Nicholas M. Rabah, Hammad A. Khan, Robert D. Winkelman, Jay M. Levin, Thomas E. Mroz, and Michael P. Steinmetz
The Consumer Assessment of Healthcare Providers and Systems Clinician & Group Survey (CG-CAHPS) was developed as a result of the value-based purchasing initiative by the Center for Medicare & Medicaid Services. It allows patients to rate their experience with their provider in the outpatient setting. These ratings are then reported in aggregate and made publicly available, allowing patients to make informed choices during physician selection. In this study, the authors sought to elucidate the primary drivers of patient satisfaction in the office-based spine surgery setting as represented by the CG-CAHPS.
All patients who underwent lumbar spine surgery between 2009 and 2017 and completed a patient experience survey were studied. The satisfied group comprised patients who selected a top-box score (9 or 10) for overall provider rating (OPR) on the CG-CAHPS, while the unsatisfied group comprised the remaining patients. Demographic and surgical characteristics were compared using the chi-square test for categorical variables and the Student t-test for continuous variables. A multivariable logistic regression model was developed to analyze the association of patient and surgeon characteristics with OPR. Survey items were then added to the baseline model individually, adjusting for covariates.
The study population included 647 patients who had undergone lumbar spine surgery. Of these patients, 564 (87%) selected an OPR of 9 or 10 on the CG-CAHPS and were included in the satisfied group. Patient characteristics were similar between the two groups. The two groups did not differ significantly regarding patient-reported health status measures. After adjusting for potential confounders, the following survey items were associated with the greatest odds of selecting a top-box OPR: did this provider show respect for what you had to say? (OR 21.26, 95% CI 9.98–48.10); and did this provider seem to know the important information about your medical history? (OR 20.93, 95% CI 11.96–45.50).

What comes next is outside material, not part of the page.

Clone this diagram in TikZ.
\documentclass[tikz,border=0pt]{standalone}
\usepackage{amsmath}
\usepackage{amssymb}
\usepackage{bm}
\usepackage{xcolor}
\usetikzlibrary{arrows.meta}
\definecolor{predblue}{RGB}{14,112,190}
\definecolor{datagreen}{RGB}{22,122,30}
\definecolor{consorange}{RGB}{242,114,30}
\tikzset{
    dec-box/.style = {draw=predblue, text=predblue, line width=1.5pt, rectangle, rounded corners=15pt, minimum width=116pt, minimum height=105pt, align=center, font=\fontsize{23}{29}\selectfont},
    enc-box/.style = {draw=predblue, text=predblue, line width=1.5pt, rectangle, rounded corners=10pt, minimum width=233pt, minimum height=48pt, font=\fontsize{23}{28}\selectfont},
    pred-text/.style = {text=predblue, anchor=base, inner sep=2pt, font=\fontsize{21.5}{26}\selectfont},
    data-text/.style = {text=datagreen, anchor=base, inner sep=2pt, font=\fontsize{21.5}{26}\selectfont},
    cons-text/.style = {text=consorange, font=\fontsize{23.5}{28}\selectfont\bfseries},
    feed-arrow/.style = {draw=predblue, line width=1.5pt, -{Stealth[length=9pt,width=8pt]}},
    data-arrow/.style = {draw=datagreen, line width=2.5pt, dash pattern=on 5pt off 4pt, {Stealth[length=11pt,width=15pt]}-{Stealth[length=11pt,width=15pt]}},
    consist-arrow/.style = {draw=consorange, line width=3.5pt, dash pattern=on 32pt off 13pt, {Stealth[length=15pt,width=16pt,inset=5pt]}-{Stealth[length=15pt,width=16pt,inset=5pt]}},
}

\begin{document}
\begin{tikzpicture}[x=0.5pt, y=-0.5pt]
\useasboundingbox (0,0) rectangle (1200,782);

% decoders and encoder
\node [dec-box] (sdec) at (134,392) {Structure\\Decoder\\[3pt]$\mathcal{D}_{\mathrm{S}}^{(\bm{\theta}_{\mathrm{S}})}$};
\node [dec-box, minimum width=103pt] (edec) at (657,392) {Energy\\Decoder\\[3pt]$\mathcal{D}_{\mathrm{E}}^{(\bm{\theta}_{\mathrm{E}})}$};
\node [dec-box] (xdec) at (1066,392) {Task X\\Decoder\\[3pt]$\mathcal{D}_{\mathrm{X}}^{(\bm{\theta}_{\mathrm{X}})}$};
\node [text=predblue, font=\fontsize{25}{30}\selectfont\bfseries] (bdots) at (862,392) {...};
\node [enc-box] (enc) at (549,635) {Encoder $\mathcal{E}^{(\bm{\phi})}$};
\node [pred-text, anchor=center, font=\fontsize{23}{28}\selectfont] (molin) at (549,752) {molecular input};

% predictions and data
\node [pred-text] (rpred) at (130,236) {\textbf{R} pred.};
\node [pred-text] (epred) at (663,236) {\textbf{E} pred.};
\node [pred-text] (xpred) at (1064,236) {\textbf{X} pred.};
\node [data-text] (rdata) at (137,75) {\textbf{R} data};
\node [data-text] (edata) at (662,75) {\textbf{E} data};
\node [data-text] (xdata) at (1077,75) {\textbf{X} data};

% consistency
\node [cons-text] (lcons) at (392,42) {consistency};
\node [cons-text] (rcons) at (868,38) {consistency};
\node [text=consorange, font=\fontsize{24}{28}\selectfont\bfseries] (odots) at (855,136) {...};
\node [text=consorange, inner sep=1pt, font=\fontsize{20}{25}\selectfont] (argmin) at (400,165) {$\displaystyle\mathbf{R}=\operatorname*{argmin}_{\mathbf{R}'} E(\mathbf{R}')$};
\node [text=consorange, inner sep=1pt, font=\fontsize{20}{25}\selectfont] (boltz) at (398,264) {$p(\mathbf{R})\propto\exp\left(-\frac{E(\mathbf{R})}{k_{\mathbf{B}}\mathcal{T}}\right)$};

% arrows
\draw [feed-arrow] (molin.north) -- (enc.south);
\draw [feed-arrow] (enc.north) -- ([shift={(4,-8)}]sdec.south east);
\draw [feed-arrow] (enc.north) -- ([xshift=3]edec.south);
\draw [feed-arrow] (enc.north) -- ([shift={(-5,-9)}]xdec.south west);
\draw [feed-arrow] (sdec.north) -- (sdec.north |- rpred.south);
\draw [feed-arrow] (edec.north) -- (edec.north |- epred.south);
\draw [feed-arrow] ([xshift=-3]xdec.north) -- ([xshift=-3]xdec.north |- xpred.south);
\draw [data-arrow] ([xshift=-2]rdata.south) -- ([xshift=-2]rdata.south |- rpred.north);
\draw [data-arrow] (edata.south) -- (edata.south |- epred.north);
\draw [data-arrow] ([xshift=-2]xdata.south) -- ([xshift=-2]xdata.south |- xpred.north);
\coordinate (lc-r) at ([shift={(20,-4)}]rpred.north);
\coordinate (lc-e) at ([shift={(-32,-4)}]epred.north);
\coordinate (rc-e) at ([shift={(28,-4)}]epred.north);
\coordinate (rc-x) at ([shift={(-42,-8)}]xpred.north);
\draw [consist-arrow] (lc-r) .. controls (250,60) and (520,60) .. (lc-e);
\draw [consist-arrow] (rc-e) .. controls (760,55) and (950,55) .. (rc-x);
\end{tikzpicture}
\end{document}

The present study sought to identify the key drivers of patient satisfaction in the postoperative office-based spine surgery setting and found several important associations. After adjusting for potential confounders, several items relating to physician communication were found to be the strongest predictors of patient satisfaction. This highlights the importance of effective communication in the patient-provider interaction and elucidates avenues for quality improvement efforts in the spine care setting.
Nicholas M. Rabah, Hammad A. Khan, Jay M. Levin, Robert D. Winkelman, Thomas E. Mroz, and Michael P. Steinmetz
The Clinician and Group Consumer Assessment of Healthcare Providers and Systems (CG-CAHPS) survey was developed by the Centers for Medicare and Medicaid Services as a result of their value-based purchasing initiative. It allows patients to rate their experience with their provider in the outpatient setting. This presents a unique situation in healthcare in which the patient experience drives the marketplace, and since its creation, providers have sought to improve patient satisfaction. Within the spine surgery setting, however, the question remains whether improved patient satisfaction correlates with improved outcomes.

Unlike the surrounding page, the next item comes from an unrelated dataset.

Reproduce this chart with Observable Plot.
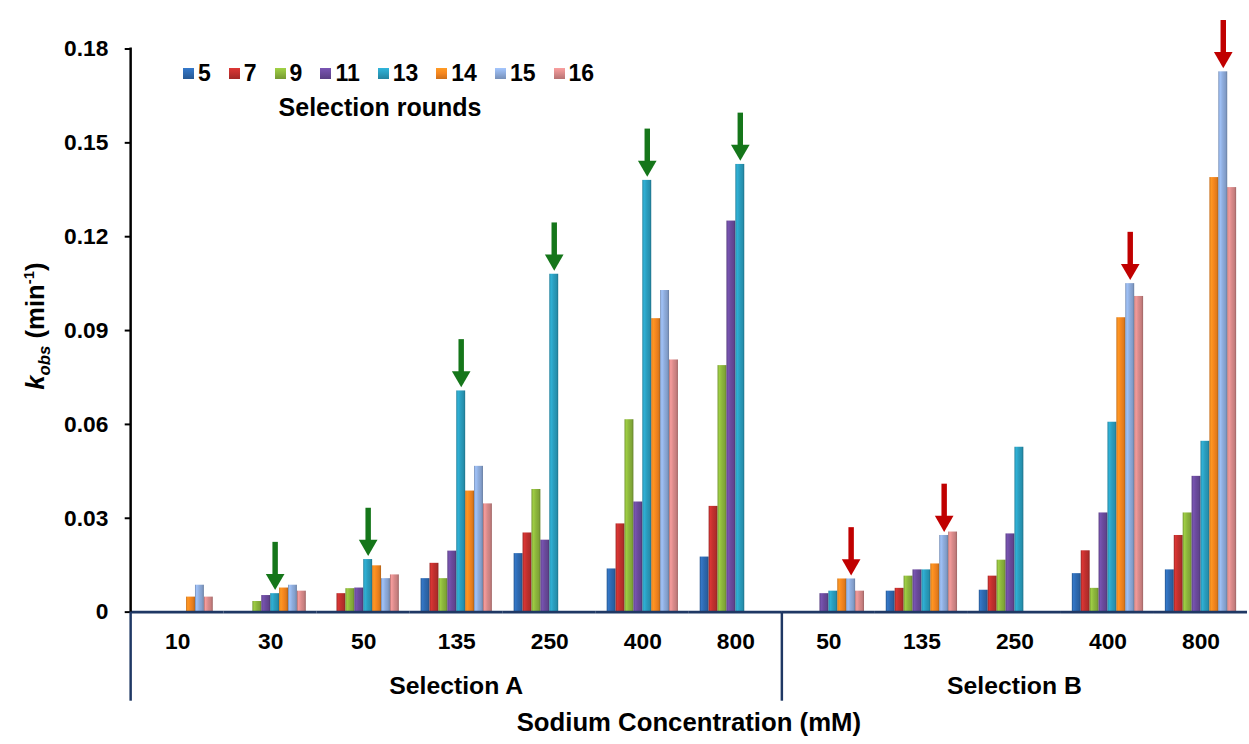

All patients who had undergone lumbar spine surgery between 2009 and 2017 and who completed a CG-CAHPS survey after their procedure were studied. Demographic and surgical characteristics were then obtained. The primary outcomes of this study include patient-reported health outcomes measures such as the Patient-Reported Outcomes Measurement Information System Global Health (PROMIS-GH) surveys for both mental health (PROMIS-GH-MH) and physical health (PROMIS-GH-PH), and the visual analog scale for back pain (VAS-BP). A multivariable linear regression analysis was used to assess whether patient satisfaction with their provider was associated with changes in each health status measure after adjusting for potential confounders.
The study population included 647 patients who had undergone lumbar spine surgery. Of these, 564 (87%) indicated that they were satisfied with the care they received. Demographic and surgical characteristics were largely similar between the two groups. Multivariable linear regression demonstrated that patient satisfaction with their provider was not a significant predictor of change in two of the three patient-reported outcomes (PROMIS-GH-MH and PROMIS-GH-PH) assessed at 1 year. However, top-box patient satisfaction with their provider was a significant predictor of improvement in VAS-BP scores at 1 year.
The authors found that after adjusting for patient-level covariates such as age, diagnosis of disc displacement, self-reported mental health, self-reported overall health, and preoperative patient-reported outcome measure status, a significant association was observed between top-box overall provider rating and 1-year improvement in VAS-BP, but no such association was observed for PROMIS-GH-PH and PROMIS-GH-MH. This suggests that pain-related outcome measures may serve as better predictors of patients’ satisfaction with their spine surgeons. Furthermore, this suggests that the current method by which patient satisfaction is being assessed and publicly reported may not necessarily correlate with validated measures that are used within the spine surgery setting to assess surgical efficacy.